Betts was hitless in the game and is now 0 for his past 22 in the postseason.
“They’re all outs. So they’re all terrible,” Betts said when asked about the quality of his at-bats. “I don’t know really what to say about it. I’m giving my best, doing my best. Obviously it’s not good enough right now.
“It’s really frustrating. But nothing I can really do right now but keep going and hope it turns.”
In the fourth inning, Freddie Freeman got one of Darvish’s four-seamers and lined it hard into right field over the head of Tatis – who reached up on the run and grabbed it, robbing Freeman of a leadoff extra-base hit. Like Profar, Tatis taunted the fans, dancing to the boos that rained down on him from the right field pavilion.
Just an inning later, Freeman left the game with renewed discomfort in his injured right ankle. Dodgers manager Dave Roberts said Freeman would be re-evaluated before Game 3.
“He was down, really down and just couldn’t keep going,” Roberts said. “We had no other choice. He’s doing everything he can. I don’t know what his status will be like for Game 3. But for tonight we had no other option.”
Center fielder Jackson Merrill joined the outfield highlight reel in the sixth inning when he went back to the wall to haul in Kiké Hernandez’s long fly ball.
The Dodgers had Darvish’s own back to the wall in the second inning but let him off the hook. They loaded the bases with no outs. Gavin Lux drove in one run with a sacrifice fly but Tommy Edman lined a ball directly at first baseman Luis Arraez, who then doubled Smith off first to end the inning.

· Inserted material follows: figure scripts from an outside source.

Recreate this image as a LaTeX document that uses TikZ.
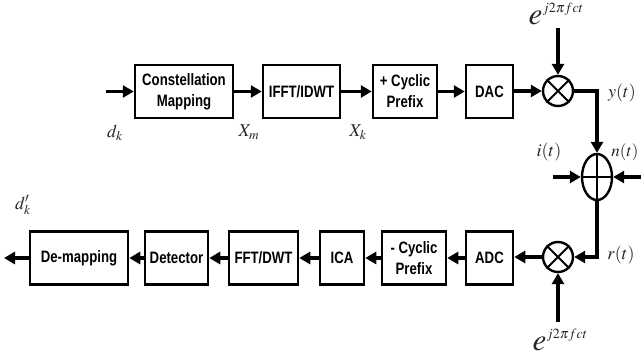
\documentclass[tikz,border=0pt]{standalone}
\usepackage{mathptmx}
\usepackage{fontspec}
\setmainfont{Liberation Serif}
\newfontfamily\blockfont[FakeStretch=0.8]{Liberation Sans}
\usetikzlibrary{arrows.meta,shapes.geometric}

\tikzset{
  block/.style={draw, line width=2.5pt, minimum height=53pt, inner sep=0pt,
    align=center, font=\blockfont\bfseries\fontsize{16.5}{21}\selectfont},
  sig/.style={line width=3.6pt, -{Triangle[length=11pt,width=12pt]}},
  mixer/.style={draw, circle, line width=2.4pt, minimum size=30pt, inner sep=0pt},
  adder/.style={draw, ellipse, line width=2.4pt, minimum width=30pt, minimum height=46pt, inner sep=0pt},
  cross/.style={line width=2pt},
  lbl/.style={font=\fontsize{18}{18}\selectfont, text=black!85},
}
\newcommand{\carrier}{{\fontsize{31}{31}\selectfont$e$}\raisebox{12pt}{\fontsize{14}{14}\selectfont$j2\pi fct$}}

\begin{document}
\begin{tikzpicture}[x=1pt, y=-1pt]
\useasboundingbox (0,0) rectangle (641,360);

% transmitter chain
\node[block, minimum width=98pt] (map)  at (184,91.5)   {Constellation\\Mapping};
\node[block, minimum width=77pt] (ifft) at (301.5,91.5) {IFFT/IDWT};
\node[block, minimum width=64pt] (cpa)  at (405,91.5)   {+ Cyclic\\Prefix};
\node[block, minimum width=47pt] (dac)  at (489.5,91.5) {DAC};
\node[mixer] (mul1) at (558,91) {};
\draw[cross] (mul1.north east) -- (mul1.south west) (mul1.north west) -- (mul1.south east);

% channel
\node[adder] (sum) at (597,177) {};
\draw[cross] (sum.north) -- (sum.south) (sum.west) -- (sum.east);

% receiver chain
\node[mixer] (mul2) at (558,257) {};
\draw[cross] (mul2.north east) -- (mul2.south west) (mul2.north west) -- (mul2.south east);
\node[block, minimum width=47pt] (adc)   at (489.5,258) {ADC};
\node[block, minimum width=64pt] (cpr)   at (414,258)   {- Cyclic\\Prefix};
\node[block, minimum width=44pt] (ica)   at (342,258)   {ICA};
\node[block, minimum width=69pt] (fft)   at (263.5,258) {FFT/DWT};
\node[block, minimum width=63pt] (det)   at (176.5,258) {Detector};
\node[block, minimum width=98pt] (demap) at (79,258)    {De-mapping};

% free ends
\coordinate (in)   at (106,91.5);
\coordinate (out)  at (4,258);
\coordinate (lo1)  at (558,28);
\coordinate (lo2)  at (558,322);
\coordinate (ifn)  at (553,177);
\coordinate (nse)  at (641,177);
\coordinate (tr)   at (597,91);
\coordinate (br)   at (597,257);

% transmitter connectors
\draw[sig] (in) -- (map.west);
\draw[sig] (map.east) -- (ifft.west);
\draw[sig] (ifft.east) -- (cpa.west);
\draw[sig] (cpa.east) -- (dac.west);
\draw[sig] (dac.east |- mul1) -- (mul1.west);
\draw[sig] (lo1) -- (mul1.north);
\draw[sig] (mul1.east) -- (tr) -- (sum.north);

% channel connectors
\draw[sig] (ifn) -- (sum.west);
\draw[sig] (nse) -- (sum.east);
\draw[sig] (sum.south) -- (br) -- (mul2.east);
\draw[sig] (lo2) -- (mul2.south);

% receiver connectors
\draw[sig] (mul2.west) -- (adc.east |- mul2);
\draw[sig] (adc.west) -- (cpr.east);
\draw[sig] (cpr.west) -- (ica.east);
\draw[sig] (ica.west) -- (fft.east);
\draw[sig] (fft.west) -- (det.east);
\draw[sig] (det.west) -- (demap.east);
\draw[sig] (demap.west) -- (out);

% signal labels
\node[lbl] (ldk)  at (115,133) {$d_k$};
\node[lbl] (lxm)  at (249,132) {$X_m$};
\node[lbl] (lxk)  at (358,132) {$X_k$};
\node[lbl] (lyt)  at (622,93)  {$y(t)$};
\node[lbl] (lit)  at (549,152) {$i(t)$};
\node[lbl, font=\fontsize{17}{17}\selectfont] (lnt) at (625,152) {$n(t)$};
\node[lbl] (lrt)  at (621,255) {$r(t)$};
\node[lbl] (ldo)  at (23,205)  {$d'_k$};
\node[text=black!85, inner sep=0pt] (lc1) at (556,14)  {\carrier};
\node[text=black!85, inner sep=0pt] (lc2) at (560,340) {\carrier};
\end{tikzpicture}
\end{document}
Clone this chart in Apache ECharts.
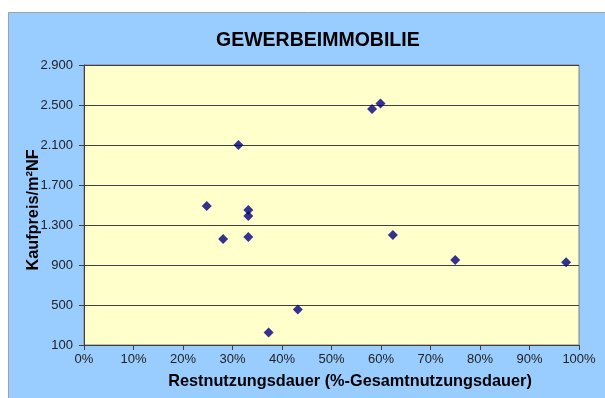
<!DOCTYPE html>
<html>
<head>
<meta charset="utf-8">
<script src="https://cdn.jsdelivr.net/npm/echarts@6/dist/echarts.min.js"></script>
<style>
  html, body { margin: 0; padding: 0; background: #ffffff; }
  #chart { width: 605px; height: 398px; }
</style>
</head>
<body>
<div id="chart"></div>
<script>
// Restnutzungsdauer in % der Gesamtnutzungsdauer
const restnutzung = [31.2, 24.8, 33.2, 33.2, 28.1, 33.2, 62.4, 43.2, 37.3, 58.2, 59.9, 75.0, 97.4];
// Kaufpreis je m² Nutzfläche
const kaufpreis = [2100, 1490, 1450, 1390, 1160, 1180, 1200, 455, 225, 2460, 2515, 950, 927];
// Achsenbeschriftungen
const yTicks = [100, 500, 900, 1300, 1700, 2100, 2500, 2900];
const xTicks = [0, 10, 20, 30, 40, 50, 60, 70, 80, 90, 100];

const points = restnutzung.map((x, i) => [x, kaufpreis[i]]);
const font = '"Liberation Sans", Arial, sans-serif';

function thousands(v) {
  return String(v).replace(/\B(?=(\d{3})+(?!\d))/g, '.');
}

const chart = echarts.init(document.getElementById('chart'), null, { renderer: 'canvas' });
chart.setOption({
  backgroundColor: '#ffffff',
  animation: false,
  graphic: [{
    type: 'rect',
    z: -10,
    silent: true,
    shape: { x: 8.5, y: 12.5, width: 700, height: 500 },
    style: { fill: '#99CCFF', stroke: '#9aa4ae', lineWidth: 1 }
  }],
  title: {
    text: 'GEWERBEIMMOBILIE',
    left: 216,
    top: 31,
    padding: 0,
    textStyle: { fontFamily: font, fontSize: 19.5, fontWeight: 'bold', color: '#000000' }
  },
  grid: {
    left: 84, top: 65, right: 26, bottom: 53,
    show: true,
    backgroundColor: '#FFFFCC',
    borderColor: '#808080',
    borderWidth: 1
  },
  xAxis: {
    type: 'value',
    min: 0, max: 100, interval: 10,
    name: 'Restnutzungsdauer (%-Gesamtnutzungsdauer)',
    nameLocation: 'middle',
    nameGap: 29,
    nameTextStyle: { fontFamily: font, fontSize: 16.3, fontWeight: 'bold', color: '#000000', padding: [0, 0, 0, 37] },
    axisLine: { show: true, lineStyle: { color: '#404040', width: 1 } },
    axisTick: { show: true, inside: false, length: 5, lineStyle: { color: '#404040' }, customValues: xTicks },
    axisLabel: { customValues: xTicks, margin: 8, fontFamily: font, fontSize: 13, color: '#222222', formatter: v => v + '%' },
    splitLine: { show: false }
  },
  yAxis: {
    type: 'value',
    min: 100, max: 2900,
    name: 'Kaufpreis/m²NF',
    nameLocation: 'middle',
    nameGap: 42,
    nameMoveOverlap: false,
    nameTextStyle: { fontFamily: font, fontSize: 16.3, fontWeight: 'bold', color: '#000000', padding: [0, 10, 0, 0] },
    axisLine: { show: true, lineStyle: { color: '#404040', width: 1 } },
    axisTick: { show: true, inside: false, length: 5, lineStyle: { color: '#404040' }, customValues: yTicks },
    axisLabel: { customValues: yTicks, margin: 11, fontFamily: font, fontSize: 13, color: '#222222', formatter: v => thousands(v) },
    splitLine: { show: true, lineStyle: { color: '#404040', width: 1 } }
  },
  series: [{
    type: 'scatter',
    data: points,
    symbol: 'diamond',
    symbolSize: [10, 10],
    itemStyle: { color: '#000080' },
    clip: false
  }]
});
</script>
</body>
</html>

While Darvish was outstanding for the Padres, Flaherty gave the Dodgers their best postseason start in years – a seriously low bar.
Flaherty gave up a solo home run to Tatis in the first inning and a two-run home run to David Peralta in the second. While playing with an elbow injury that he wasn’t completely honest with the Dodgers about last season, Peralta didn’t hit a home run after July 8.
But Flaherty did pitch into the sixth inning – the longest postseason start by a Dodgers pitcher since Max Scherzer went seven innings in Game 3 of the 2021 NLDS against the San Francisco Giants.